Eine Abschiebung ist danach unzulässig, wenn es systemische Mängel des Asylsystems und/oder der Aufnahmebedingungen gibt. Nach der oben dargestellten Rechtsprechung des EGMR müssen im Hinblick auf eine mögliche Verletzung von Art. 3 EMRK - darüber hinaus - die persönlichen Verhältnisse des Asylbewerbers in den Blick genommen werden.

In diesen Fällen ist der Mitgliedsstaat zwar nicht verpflichtet, den Asylantrag auf der Grundlage von Art. 3 Abs. 2 Dublin-III-VO selbst zu prüfen, er ist aber verpflichtet, den Asylbewerber nicht an den ursprünglich als zuständig bestimmten Mitgliedsstaat zu überstellen (EuGH, Urt. v. 14.11.2013, C-4/11, Rn. 36 f., juris).

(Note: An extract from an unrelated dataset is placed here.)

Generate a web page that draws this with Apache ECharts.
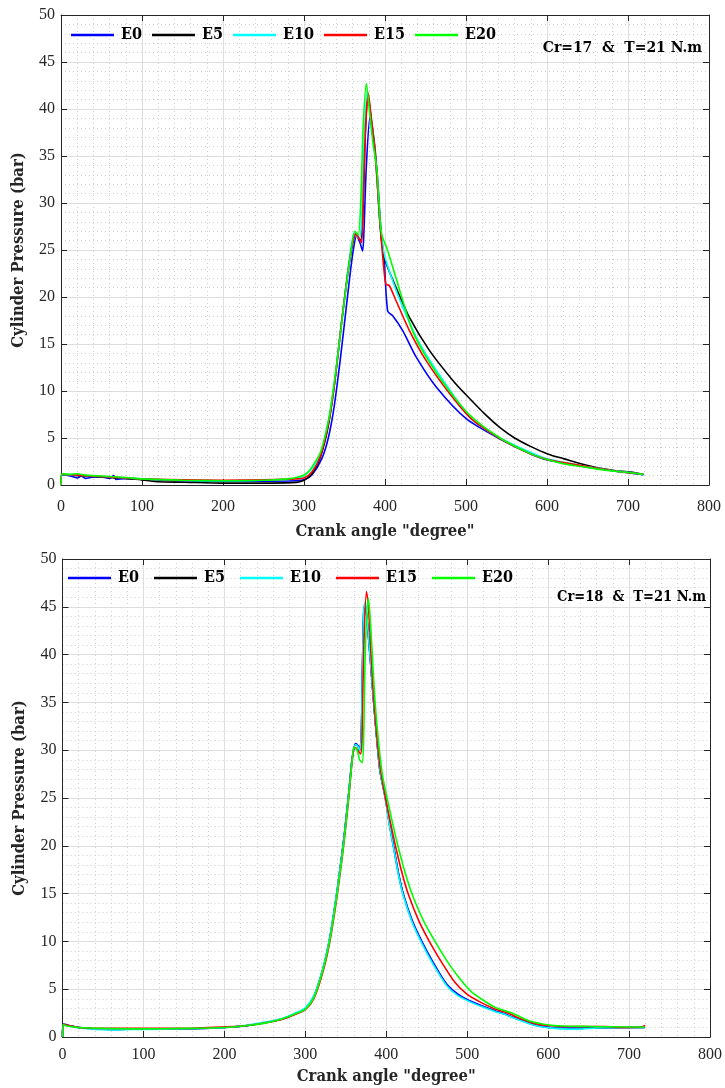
<!DOCTYPE html>
<html><head><meta charset="utf-8">
<script src="https://cdn.jsdelivr.net/npm/echarts/dist/echarts.min.js"></script>
<style>html,body{margin:0;padding:0;background:#fff}#c{width:725px;height:1088px}</style>
</head><body><div id="c"></div><script>
// ---------- DATA ----------
const seriesNames = ['E0', 'E5', 'E10', 'E15', 'E20'];
const xTicks = [0, 100, 200, 300, 400, 500, 600, 700, 800];
const yTicks = [0, 5, 10, 15, 20, 25, 30, 35, 40, 45, 50];
const annot17 = 'Cr=17  &  T=21 N.m';
const annot18 = 'Cr=18  &  T=21 N.m';
const xTitle = 'Crank angle "degree"';
const yTitle = 'Cylinder Pressure (bar)';

// Cr=17 chart  [crank angle, pressure]
const e0_17 = [[0,0],[1,1.1],[10,1.0],[20,0.75],[25,0.95],[30,0.7],[40,0.85],[50,0.85],[60,0.7],[65,1.0],[68,0.6],[80,0.7],[100,0.6],[150,0.45],[200,0.4],[250,0.4],[290,0.45],[300,0.55],[310,1.1],[322,2.8],[330,5],[337,8.2],[345,13.5],[353,19.5],[360,24.5],[365,26.5],[369,25.8],[372.4,24.9],[374,27],[377,34],[381.5,39.2],[385,37],[390,33.5],[395,27],[399,23.9],[403.3,18.5],[409.5,18.0],[422,16.4],[438.6,13.6],[463.5,10.4],[501,7.0],[542,4.9],[580,3.3],[601,2.65],[650,1.9],[700,1.3],[719,1.1]];
const e5_17 = [[0,0],[1,1.1],[20,1.0],[50,0.85],[100,0.55],[120,0.35],[150,0.3],[200,0.2],[250,0.2],[285,0.25],[295,0.35],[302,0.6],[310,1.2],[320,2.9],[330,6.3],[338,11],[346,17],[354,22.5],[360,25.7],[364,26.7],[370,26.0],[373,30],[376,38],[379,41.4],[383,39],[388,35.5],[394,27.5],[399,24.2],[413.7,21.0],[430.3,17.8],[455,14.3],[484,11.1],[500,9.6],[525,7.4],[542,6.1],[560,5.0],[580.3,4.08],[600.8,3.31],[621.3,2.78],[641.8,2.25],[662.3,1.83],[682.8,1.55],[703.3,1.37],[718.9,1.13]];
const e10_17 = [[0,0],[1,1.1],[20,1.05],[50,0.9],[100,0.65],[150,0.5],[200,0.45],[250,0.5],[280,0.6],[295,0.8],[303,1.15],[312,2.0],[320,3.2],[331,7.2],[339,12],[347,17.8],[356,24],[362,26.8],[368,26.2],[371,28],[374,36],[378,41.8],[382,39.5],[388,35],[394,28],[399,24.6],[409.5,21.7],[422,18.9],[443,15],[472,11.1],[507,7.0],[542,5.0],[580,3.45],[601,2.75],[650,1.95],[700,1.35],[719,1.15]];
const e15_17 = [[0,0],[1,1.15],[20,1.05],[50,0.9],[100,0.65],[150,0.55],[200,0.5],[250,0.55],[290,0.65],[300,0.75],[310,1.4],[320,3.0],[330,6.5],[338,11],[346,17],[354,22.5],[360,25.8],[364,26.7],[368,26.2],[371.2,25.8],[373,30],[376,38],[379.4,41.7],[383,39],[388,35],[393,29],[397,24.5],[401,21.4],[405.4,21.2],[413.7,19.6],[430.3,16.4],[451,13.2],[480,9.7],[507,7.0],[542,4.95],[580,3.3],[601,2.7],[650,1.95],[700,1.3],[719,1.15]];
const e20_17 = [[0,0],[1,1.2],[10,1.15],[20,1.2],[30,1.05],[50,0.95],[80,0.8],[100,0.65],[150,0.5],[200,0.45],[250,0.5],[280,0.65],[295,0.9],[304,1.3],[312,2.2],[320,3.4],[326,5.2],[332,7.7],[340,12.6],[348,18.3],[357,24.3],[363,27.0],[367,26.6],[370,30],[373,38],[377,42.7],[380,40.5],[385,36.5],[390,33.5],[394,28.1],[396.3,26.5],[401,25.5],[409.5,23.2],[422,19.6],[434,16.4],[451,13.6],[476,10.4],[505,7.4],[542,5.0],[580,3.31],[601,2.68],[621,2.25],[642,1.97],[662,1.69],[683,1.48],[703,1.30],[719,1.13]];

// Cr=18 chart
const e0_18 = [[0,0],[1,1.35],[20,1.0],[60,0.8],[100,0.85],[150,0.85],[200,1.0],[229,1.2],[270,1.85],[290,2.5],[300,2.95],[311,4.3],[323,7.5],[331,10.7],[340,15.7],[348,21],[354,25.8],[358,29.2],[362,30.7],[365,30.5],[367,30.1],[369,31],[370.5,38],[372.3,44.8],[374,45.2],[377,43],[384,35.5],[392,28],[399,25],[404,22.3],[409,20],[415,17.2],[421,15],[432,12.2],[444,10],[458,7.8],[474,5.6],[488,4.5],[503,3.8],[520,3.2],[535.5,2.7],[545,2.45],[560,1.96],[584.5,1.26],[601,1.01],[617,0.91],[637,0.9],[660,0.98],[700,1.0],[719,1.0]];
const e5_18 = [[0,0],[1,1.3],[20,1.0],[60,0.8],[100,0.85],[150,0.85],[200,1.0],[229,1.2],[270,1.85],[290,2.5],[300,2.95],[311,4.3],[323,7.5],[331,10.7],[340,15.7],[348,21],[354,25.8],[358,29.2],[362,30.6],[365,30.4],[367,30.0],[369,31],[370.5,38],[372.3,44.6],[374,45.0],[377,43],[384,35.5],[392,28],[399,24.9],[404,22.2],[409,19.9],[415,17.1],[421,14.9],[432,12.1],[444,9.9],[458,7.7],[474,5.55],[488,4.45],[503,3.75],[520,3.18],[535.5,2.68],[545,2.42],[560,1.93],[584.5,1.23],[601,1.0],[617,0.9],[637,0.9],[660,0.98],[700,1.0],[719,1.0]];
const e10_18 = [[0,0],[1,1.3],[20,0.95],[60,0.75],[100,0.8],[150,0.85],[200,1.0],[229,1.25],[270,1.9],[290,2.6],[300,3.05],[311,4.4],[323,7.6],[331,10.8],[340,15.8],[348,21],[354,25.8],[358,29.2],[362,30.6],[365,30.4],[367,30.0],[369,31],[370.5,38],[372.3,44.8],[374,45.5],[377,43],[384,35.5],[392,28],[399,24.8],[404,22.1],[409,19.8],[415,17.0],[421,14.8],[432,12.0],[444,9.8],[458,7.6],[474,5.45],[488,4.35],[503,3.7],[520,3.1],[535,2.65],[545,2.4],[560,1.9],[584,1.2],[601,0.95],[617,0.85],[637,0.82],[660,0.95],[700,1.0],[719,1.0]];
const e15_18 = [[0,0],[1,1.3],[20,1.0],[50,0.9],[100,0.9],[150,0.9],[200,1.05],[229,1.2],[270,1.8],[290,2.45],[300,2.85],[311,4.1],[323,7.2],[331,10.3],[340,15.2],[348,20.5],[354,25.3],[358,29],[361,30.3],[364,30.1],[368.2,29.6],[370,31],[372,40],[375.5,46.6],[378,45],[384,36],[392,28.5],[399,25],[405,22.5],[411.9,19.8],[420,17.0],[427.4,14.9],[440,12.2],[453.9,9.9],[470,7.6],[484.5,5.75],[500,4.45],[515,3.7],[535,2.9],[550,2.5],[566,1.9],[584,1.4],[600,1.2],[620,1.1],[670,1.1],[690,1.0],[715,1.05],[720,1.2]];
const e20_18 = [[0,0],[1,1.3],[5,1.15],[20,1.0],[50,0.9],[100,0.85],[150,0.9],[200,1.0],[229,1.2],[250,1.45],[270,1.85],[290,2.5],[300,2.9],[311,4.2],[323,7.4],[331,10.5],[340,15.4],[348,20.6],[354,25.5],[358,29],[360,30.3],[364,30.0],[367,29.0],[370.3,28.7],[372,31],[374,40],[377.6,45.9],[380,44],[386.5,34.7],[394.7,27.7],[401,25.0],[408,22.3],[415,19.8],[424,17.0],[433.5,14.6],[447,12.0],[461,9.9],[477,7.7],[492.7,5.9],[505,4.75],[519,3.9],[535.5,3.05],[556,2.49],[576,1.71],[601,1.26],[617,1.15],[650,1.1],[700,1.05],[719,1.05]];

// ---------- STYLE ----------
const colors = ['#0000ff', '#000000', '#00ffff', '#ff0000', '#00ff00'];
const TICKFONT = 'Liberation Serif';
const BOLDFONT = 'DejaVu Serif Condensed';
const FRAME = '#262626';

const chart = echarts.init(document.getElementById('c'), null, {renderer: 'canvas'});

const grids = [
  {left: 61, top: 15, width: 648, height: 470},
  {left: 62.5, top: 559, width: 653.5, height: 478}
];

function mainX(gi, nameGap, margin) {
  return {
    type: 'value', gridIndex: gi, position: 'bottom', min: xTicks[0], max: xTicks[xTicks.length-1], interval: 100,
    name: xTitle, nameLocation: 'middle', nameGap: nameGap,
    nameTextStyle: {fontFamily: BOLDFONT, fontWeight: 'bold', fontSize: 16.5, color: '#262626'},
    axisLine: {show: true, onZero: false, lineStyle: {color: FRAME, width: 1}},
    axisTick: {show: true, inside: true, length: 6, lineStyle: {color: FRAME}},
    axisLabel: {show: true, margin: margin, fontFamily: TICKFONT, fontSize: 16, color: '#262626'},
    splitLine: {show: true, lineStyle: {color: '#dedede', width: 1}},
    minorTick: {show: false, splitNumber: 5},
    minorSplitLine: {show: true, lineStyle: {color: '#cfcfcf', type: [1, 3], width: 1}}
  };
}
function secX(gi) {
  return {
    type: 'value', gridIndex: gi, position: 'top', min: 0, max: 800, interval: 100,
    axisLine: {show: true, onZero: false, lineStyle: {color: FRAME, width: 1}},
    axisTick: {show: true, inside: true, length: 6, lineStyle: {color: FRAME}},
    axisLabel: {show: false}, splitLine: {show: false}
  };
}
function mainY(gi) {
  return {
    type: 'value', gridIndex: gi, position: 'left', min: yTicks[0], max: yTicks[yTicks.length-1], interval: 5,
    name: yTitle, nameLocation: 'middle', nameGap: 34, nameRotate: 90,
    nameTextStyle: {fontFamily: BOLDFONT, fontWeight: 'bold', fontSize: 16.5, color: '#262626'},
    axisLine: {show: true, onZero: false, lineStyle: {color: FRAME, width: 1}},
    axisTick: {show: true, inside: true, length: 6, lineStyle: {color: FRAME}},
    axisLabel: {show: true, margin: 6, fontFamily: TICKFONT, fontSize: 16, color: '#262626'},
    splitLine: {show: true, lineStyle: {color: '#dedede', width: 1}},
    minorTick: {show: false, splitNumber: 5},
    minorSplitLine: {show: true, lineStyle: {color: '#cfcfcf', type: [1, 3], width: 1}}
  };
}
function secY(gi) {
  return {
    type: 'value', gridIndex: gi, position: 'right', min: 0, max: 50, interval: 5,
    axisLine: {show: true, onZero: false, lineStyle: {color: FRAME, width: 1}},
    axisTick: {show: true, inside: true, length: 6, lineStyle: {color: FRAME}},
    axisLabel: {show: false}, splitLine: {show: false}
  };
}

const data17 = [e0_17, e5_17, e10_17, e15_17, e20_17];
const data18 = [e0_18, e5_18, e10_18, e15_18, e20_18];
const series = [];
seriesNames.forEach((n, i) => {
  series.push({name: n, type: 'line', xAxisIndex: 0, yAxisIndex: 0, data: data17[i], symbol: 'none', smooth: 0.25,
    lineStyle: {color: colors[i], width: 1.6}, itemStyle: {color: colors[i]}, z: 2 + i, animation: false});
});
seriesNames.forEach((n, i) => {
  series.push({name: n, type: 'line', xAxisIndex: 2, yAxisIndex: 2, data: data18[i], symbol: 'none', smooth: 0.25,
    lineStyle: {color: colors[i], width: 1.6}, itemStyle: {color: colors[i]}, z: i === 1 ? 1 : 2 + i, animation: false});
});

function legend(left, top, gap) {
  return {
    data: seriesNames, left: left, top: top, orient: 'horizontal', icon: 'rect', itemWidth: 43, itemHeight: 2.5, itemGap: gap,
    padding: 0, selectedMode: false,
    textStyle: {fontFamily: BOLDFONT, fontWeight: 'bold', fontSize: 16, color: '#000', padding: [0, 0, 0, 2]}
  };
}

chart.setOption({
  backgroundColor: '#ffffff',
  animation: false,
  grid: grids,
  xAxis: [mainX(0, 38, 14), secX(0), mainX(1, 31, 10), secX(1)],
  yAxis: [mainY(0), secY(0), mainY(1), secY(1)],
  legend: [legend(71, 27, 10), legend(68, 570, 15)],
  title: [
    {text: annot17, right: 18, top: 35, textStyle: {fontFamily: BOLDFONT, fontWeight: 'bold', fontSize: 15.5, color: '#000'}},
    {text: annot18, right: 14, top: 585, textStyle: {fontFamily: BOLDFONT, fontWeight: 'bold', fontSize: 14.5, color: '#000'}}
  ],
  series: series
});
</script></body></html>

Nach derzeitigem Kenntnisstand kann nicht angenommen werden, dass dem Antragsteller im Falle seiner Rücküberstellung nach Frankreich mit beachtlicher Wahrscheinlichkeit eine entsprechende Gefahr droht. Das Gericht geht nach den vorliegen vorliegenden Erkenntnissen davon aus, dass Frankreich über ein im Wesentlichen ordnungsgemäßes, richtlinienkonformes Asyl- und Aufnahmeverfahren verfügt, welches prinzipiell funktionsfähig ist. Dem Gericht liegen keine Erkenntnisse vor, die es rechtfertigten, diese Vermutung für das Königreich Spanien im Falle des Antragstellers als entkräftet anzusehen. Das Gericht hat auch sonst keinen Anlass an der Rechtmäßigkeit des Asylverfahrens in Frankreich zu zweifeln, zumal der Antragsteller hierzu weder etwas vorgetragen noch dem Gericht sonst ersichtlich ist, an welchen Mängeln das französische Asylverfahren (vgl. auch VG Hannover, Beschl. v. 26.08.2014 – 13 B 11194/14, vom 29.06.2017 – 13 B 2936/15 und vom 04.10.2017 – 13 B 8599/17 -).

Die Abschiebung kann ferner auch durchgeführt werden. Zielstaatsbezogene (hier im Hinblick auf Frankreich) oder inlandsbezogene Abschiebungshindernisse, die das Bundesamt im Rahmen des Erlasses einer Abschiebungsanordnung nach § 34a AsylG mit zu prüfen hat, liegen im maßgeblichen Zeitpunkt der gerichtlichen Entscheidung sind nicht ersichtlich und wurden auch nicht vorgetragen.

Eine Auseinandersetzung mit der Frage, ob der Antragsteller auch nach Italien abgeschoben werden dürfte, bedarf es an dieser Stelle nicht. Die Antragsgegnerin hat die Abschiebung nach Frankreich angeordnet, nicht nach Italien. Im Übrigen würde das Gericht auch hinsichtlich Italien nicht die Pflicht zum Selbsteintritt der Antragsgegnerin sehen (vgl. dazu auch Niedersächsisches Oberverwaltungsgericht, Urteile vom 4., 6. und 9. April 2018 - Az. 10 LB 90/17, 10 LB 91/17, 10 LB 92/17, 10 LB 93/17, 10 LB 94/17, 10 LB 95/17, 10 LB 96/17, 10 LB 98/17, 10 LB 166/17 und 10 LB 168/17).

Im Übrigen wird auf die zutreffenden Gründe des angefochtenen Bescheid Bezug genommen, denen das Gericht folgt, § 77 Abs. 2 AsylG.

Die Kostenentscheidung folgt aus § 154 Abs. 1 VwGO.

Dieser Beschluss ist nicht anfechtbar (§ 80 AsylG).